In response to the challenge in last week’s Letters to the Editor which followed Scarlet’s letter, Shelley Lauterbach won dinner at Ocean for simply knowing, not necessarily in the Biblical sense, the true identities of Anonymous, the Country Girl, Scarlet, and Bunny. Now wouldn’t you like to know all that information? Does anyone know who the new girl in town is? Nah! Forget about it! Which is just another way of saying, “Get out of town!” Which is exactly what Scarlet said to the Country Girl, but with a different tone and meaning, of course.
Words can be so confoundedly complicated.
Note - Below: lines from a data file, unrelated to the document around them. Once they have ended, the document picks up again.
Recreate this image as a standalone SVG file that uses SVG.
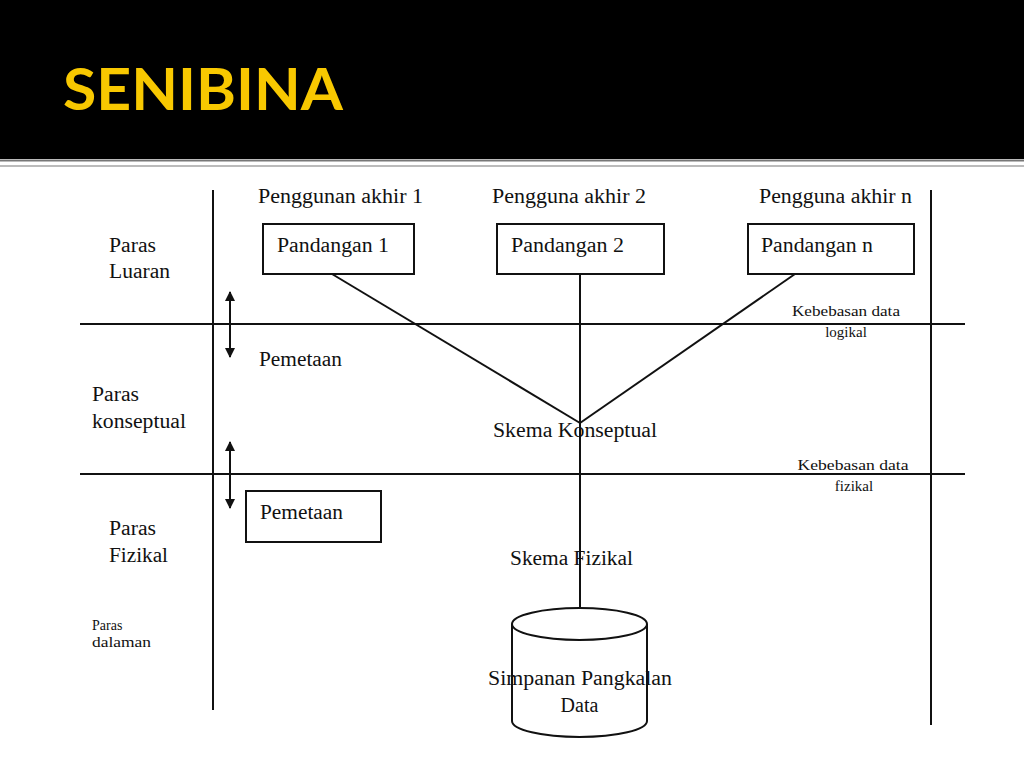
<svg xmlns="http://www.w3.org/2000/svg" width="1024" height="768" viewBox="0 0 1024 768">
<defs>
<style>
.t{font-family:"Liberation Serif","Times New Roman",serif;font-size:20px;fill:#111}
.s{font-size:15px}
.xs{font-size:14px}
.ln{stroke:#111;stroke-width:2;fill:none}
.bx{stroke:#111;stroke-width:2;fill:#fff}
.title{font-family:Lato,"Open Sans","Liberation Sans",sans-serif;font-weight:bold;font-size:58px;fill:#F8C800}
</style>
<marker id="ah" viewBox="0 0 10 10" refX="9" refY="5" markerWidth="10" markerHeight="10" markerUnits="userSpaceOnUse" orient="auto-start-reverse">
<path d="M0,0 L10,5 L0,10 Z" fill="#111"/>
</marker>
</defs>
<rect width="1024" height="768" fill="#fff"/>
<g id="header">
<rect x="0" y="0" width="1024" height="159" fill="#000"/>
<line x1="0" y1="160.5" x2="1024" y2="160.5" stroke="#777" stroke-width="2"/>
<line x1="0" y1="166" x2="1024" y2="166" stroke="#bbb" stroke-width="2"/>
<text class="title" x="63" y="110" textLength="280" lengthAdjust="spacingAndGlyphs">SENIBINA</text>
</g>
<g id="grid">
<line class="ln" x1="213" y1="190" x2="213" y2="710"/>
<line class="ln" x1="931" y1="190" x2="931" y2="725"/>
<line class="ln" x1="80" y1="324" x2="965" y2="324"/>
<line class="ln" x1="80" y1="474" x2="965" y2="474"/>
</g>
<g id="connectors">
<line class="ln" x1="332" y1="274" x2="580" y2="423"/>
<line class="ln" x1="795" y1="274" x2="580" y2="423"/>
<line class="ln" x1="580" y1="274" x2="580" y2="608"/>
<line class="ln" x1="230" y1="292" x2="230" y2="357" marker-start="url(#ah)" marker-end="url(#ah)"/>
<line class="ln" x1="230" y1="442" x2="230" y2="508" marker-start="url(#ah)" marker-end="url(#ah)"/>
</g>
<g id="user1">
<text class="t" x="258" y="203" textLength="165" lengthAdjust="spacingAndGlyphs">Penggunan akhir 1</text>
</g>
<g id="user2">
<text class="t" x="492" y="203" textLength="154" lengthAdjust="spacingAndGlyphs">Pengguna akhir 2</text>
</g>
<g id="usern">
<text class="t" x="759" y="203" textLength="153" lengthAdjust="spacingAndGlyphs">Pengguna akhir n</text>
</g>
<g id="view1">
<rect class="bx" x="263" y="224" width="151" height="50"/>
<text class="t" x="277" y="252" textLength="112" lengthAdjust="spacingAndGlyphs">Pandangan 1</text>
</g>
<g id="view2">
<rect class="bx" x="497" y="224" width="167" height="50"/>
<text class="t" x="511" y="252" textLength="113" lengthAdjust="spacingAndGlyphs">Pandangan 2</text>
</g>
<g id="viewn">
<rect class="bx" x="748" y="224" width="166" height="50"/>
<text class="t" x="761" y="252" textLength="112" lengthAdjust="spacingAndGlyphs">Pandangan n</text>
</g>
<g id="level-external">
<text class="t" x="109" y="252" textLength="47" lengthAdjust="spacingAndGlyphs">Paras</text>
<text class="t" x="109" y="278" textLength="61" lengthAdjust="spacingAndGlyphs">Luaran</text>
</g>
<g id="level-conceptual">
<text class="t" x="92" y="401" textLength="47" lengthAdjust="spacingAndGlyphs">Paras</text>
<text class="t" x="92" y="428" textLength="94" lengthAdjust="spacingAndGlyphs">konseptual</text>
</g>
<g id="level-physical">
<text class="t" x="109" y="535" textLength="47" lengthAdjust="spacingAndGlyphs">Paras</text>
<text class="t" x="109" y="562" textLength="59" lengthAdjust="spacingAndGlyphs">Fizikal</text>
</g>
<g id="level-internal">
<text class="t xs" x="92" y="630">Paras</text>
<text class="t xs" x="92" y="647" textLength="59" lengthAdjust="spacingAndGlyphs">dalaman</text>
</g>
<g id="mapping1">
<text class="t" x="259" y="366" textLength="83" lengthAdjust="spacingAndGlyphs">Pemetaan</text>
</g>
<g id="mapping2">
<rect class="bx" x="246" y="491" width="135" height="51"/>
<text class="t" x="260" y="519" textLength="83" lengthAdjust="spacingAndGlyphs">Pemetaan</text>
</g>
<g id="logical-independence">
<text class="t s" x="846" y="316" text-anchor="middle" textLength="108" lengthAdjust="spacingAndGlyphs">Kebebasan data</text>
<text class="t s" x="846" y="337" text-anchor="middle">logikal</text>
</g>
<g id="physical-independence">
<text class="t s" x="853" y="470" text-anchor="middle" textLength="111" lengthAdjust="spacingAndGlyphs">Kebebasan data</text>
<text class="t s" x="854" y="491" text-anchor="middle">fizikal</text>
</g>
<g id="conceptual-schema">
<text class="t" x="493" y="437" textLength="164" lengthAdjust="spacingAndGlyphs">Skema Konseptual</text>
</g>
<g id="physical-schema">
<text class="t" x="510" y="565" textLength="123" lengthAdjust="spacingAndGlyphs">Skema Fizikal</text>
</g>
<g id="database">
<path class="bx" d="M512,624 L512,721 A67.5,16 0 0 0 647,721 L647,624"/>
<ellipse class="bx" cx="579.5" cy="624" rx="67.5" ry="16"/>
<text class="t" x="488" y="685" textLength="184" lengthAdjust="spacingAndGlyphs">Simpanan Pangkalan</text>
<text class="t" x="579.5" y="712" text-anchor="middle">Data</text>
</g>
</svg>
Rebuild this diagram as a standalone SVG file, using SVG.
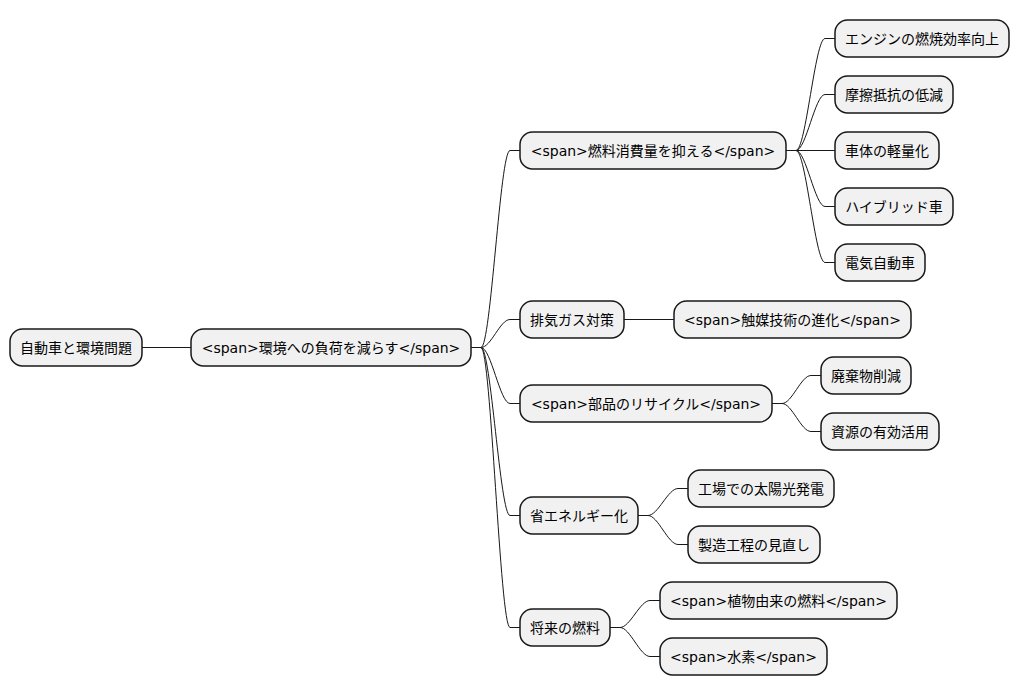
<svg xmlns="http://www.w3.org/2000/svg" width="1020" height="696" viewBox="0 0 1020 696">
<style>
.n rect{fill:#F1F1F1;stroke:#181818;stroke-width:1.5}
.n text{font-family:"DejaVu Sans","Noto Sans CJK JP",sans-serif;font-size:14px;fill:#000;text-anchor:middle}
.c path{fill:none;stroke:#181818;stroke-width:1}
</style>
<rect width="1020" height="696" fill="#FFFFFF"/>
<g class="c" id="connectors">
<path d="M142,347.5 L191,347.5"/>
<path d="M471,347.5 L481,347.5 C491,347.5 500,150.5 510,150.5 L520,150.5"/>
<path d="M471,347.5 L481,347.5 C491,347.5 500,319.5 510,319.5 L520,319.5"/>
<path d="M471,347.5 L481,347.5 C491,347.5 500,403.5 510,403.5 L520,403.5"/>
<path d="M471,347.5 L481,347.5 C491,347.5 500,515.5 510,515.5 L520,515.5"/>
<path d="M471,347.5 L481,347.5 C491,347.5 500,627.5 510,627.5 L520,627.5"/>
<path d="M786,150.5 L796,150.5 C806,150.5 815,38.5 825,38.5 L835,38.5"/>
<path d="M786,150.5 L796,150.5 C806,150.5 815,94.5 825,94.5 L835,94.5"/>
<path d="M786,150.5 L835,150.5"/>
<path d="M786,150.5 L796,150.5 C806,150.5 815,206.5 825,206.5 L835,206.5"/>
<path d="M786,150.5 L796,150.5 C806,150.5 815,262.5 825,262.5 L835,262.5"/>
<path d="M624,319.5 L674,319.5"/>
<path d="M772,403.5 L782,403.5 C792,403.5 801,375.5 811,375.5 L821,375.5"/>
<path d="M772,403.5 L782,403.5 C792,403.5 801,431.5 811,431.5 L821,431.5"/>
<path d="M638,515.5 L648,515.5 C658,515.5 668,488.5 678,488.5 L688,488.5"/>
<path d="M638,515.5 L648,515.5 C658,515.5 668,544.5 678,544.5 L688,544.5"/>
<path d="M610,627.5 L620,627.5 C630,627.5 640,600.5 650,600.5 L660,600.5"/>
<path d="M610,627.5 L620,627.5 C630,627.5 640,656.5 650,656.5 L660,656.5"/>
</g>
<g class="n" id="root"><rect x="10" y="329" width="132" height="37" rx="12.5"/><text x="76" y="352.5">自動車と環境問題</text></g>
<g class="n" id="n1"><rect x="191" y="329" width="280" height="37" rx="12.5"/><text x="331" y="352.5">&lt;span&gt;環境への負荷を減らす&lt;/span&gt;</text></g>
<g class="n" id="a"><rect x="520" y="132" width="266" height="37" rx="12.5"/><text x="653" y="155.5">&lt;span&gt;燃料消費量を抑える&lt;/span&gt;</text></g>
<g class="n" id="a1"><rect x="835" y="20" width="174" height="37" rx="12.5"/><text x="922" y="43.5">エンジンの燃焼効率向上</text></g>
<g class="n" id="a2"><rect x="835" y="76" width="118" height="37" rx="12.5"/><text x="894" y="99.5">摩擦抵抗の低減</text></g>
<g class="n" id="a3"><rect x="835" y="132" width="104" height="37" rx="12.5"/><text x="887" y="155.5">車体の軽量化</text></g>
<g class="n" id="a4"><rect x="835" y="188" width="118" height="37" rx="12.5"/><text x="894" y="211.5">ハイブリッド車</text></g>
<g class="n" id="a5"><rect x="835" y="244" width="90" height="37" rx="12.5"/><text x="880" y="267.5">電気自動車</text></g>
<g class="n" id="b"><rect x="520" y="301" width="104" height="37" rx="12.5"/><text x="572" y="324.5">排気ガス対策</text></g>
<g class="n" id="b1"><rect x="674" y="301" width="237" height="37" rx="12.5"/><text x="792.5" y="324.5">&lt;span&gt;触媒技術の進化&lt;/span&gt;</text></g>
<g class="n" id="c"><rect x="520" y="385" width="252" height="37" rx="12.5"/><text x="646" y="408.5">&lt;span&gt;部品のリサイクル&lt;/span&gt;</text></g>
<g class="n" id="c1"><rect x="821" y="357" width="90" height="37" rx="12.5"/><text x="866" y="380.5">廃棄物削減</text></g>
<g class="n" id="c2"><rect x="821" y="413" width="118" height="37" rx="12.5"/><text x="880" y="436.5">資源の有効活用</text></g>
<g class="n" id="d"><rect x="520" y="497" width="118" height="37" rx="12.5"/><text x="579" y="520.5">省エネルギー化</text></g>
<g class="n" id="d1"><rect x="688" y="470" width="146" height="37" rx="12.5"/><text x="761" y="493.5">工場での太陽光発電</text></g>
<g class="n" id="d2"><rect x="688" y="526" width="132" height="37" rx="12.5"/><text x="754" y="549.5">製造工程の見直し</text></g>
<g class="n" id="e"><rect x="520" y="609" width="90" height="37" rx="12.5"/><text x="565" y="632.5">将来の燃料</text></g>
<g class="n" id="e1"><rect x="660" y="582" width="237" height="37" rx="12.5"/><text x="778.5" y="605.5">&lt;span&gt;植物由来の燃料&lt;/span&gt;</text></g>
<g class="n" id="e2"><rect x="660" y="638" width="167" height="37" rx="12.5"/><text x="743.5" y="661.5">&lt;span&gt;水素&lt;/span&gt;</text></g>
</svg>
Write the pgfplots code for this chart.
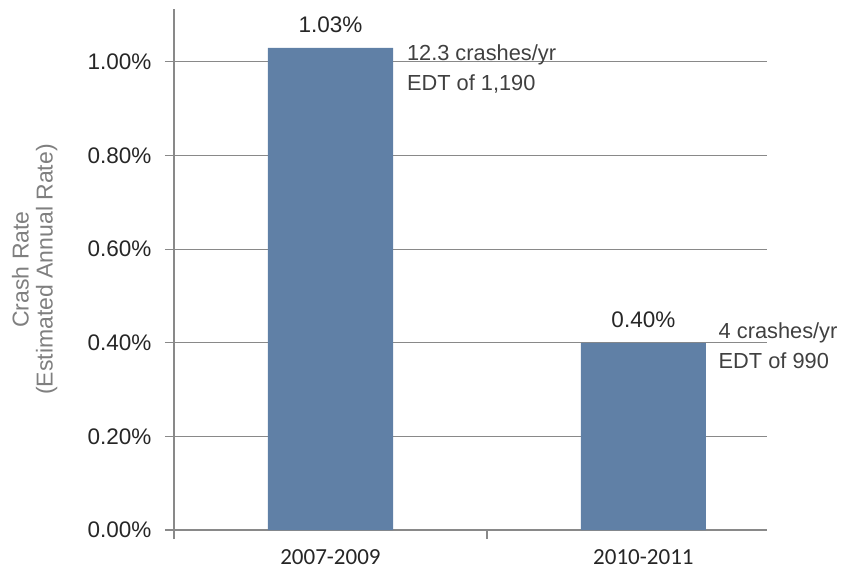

And revealing, as well.
How about in this week›s issue, we give out a $25 Ocean gift card to whomever can tell us what The Nutcracker and Swan Lake have in common besides the Alabama Ballet this season (and don›t say ballet in general, or ballet dancers, or a libretto, like some kind of Pharisee or divorce lawyer--give us some meaningful, relevant information about what they share), as well as the line that is also identical on the resumés of the Alabama Ballet›s artistic directors that pre-dates their presence here in Birmingham. Give us both pieces of information, if you can follow us thus far, and you can score some shrimp or scallops that are out of this world, and that will help you know for sure, like Descartes says, that you are in it, unless you sometimes dream of seafood...
Then you can’t be too sure. But remember to be careful what you utter over the table at that romantic Valentine’s dinner, but if you are with that country girl, don’t believe a word she says. She was lying last Valentines’ Day too.
OK OK, thank you Anonymous.
This is Stephen again (I learned to switch back and forth from the crazy girl, but that is another Valentine’s story). We will have to cut off right there due to space limitations. But we will have more advice about achieving your Valentine’s objectives next week. Meanwhile you can write in after Tuesday night’s festivities and let us know how you made out in the next week’s issue.
That could be useful because, as you know, you can learn a lot by watching the film that is not revealed by the final score of the game.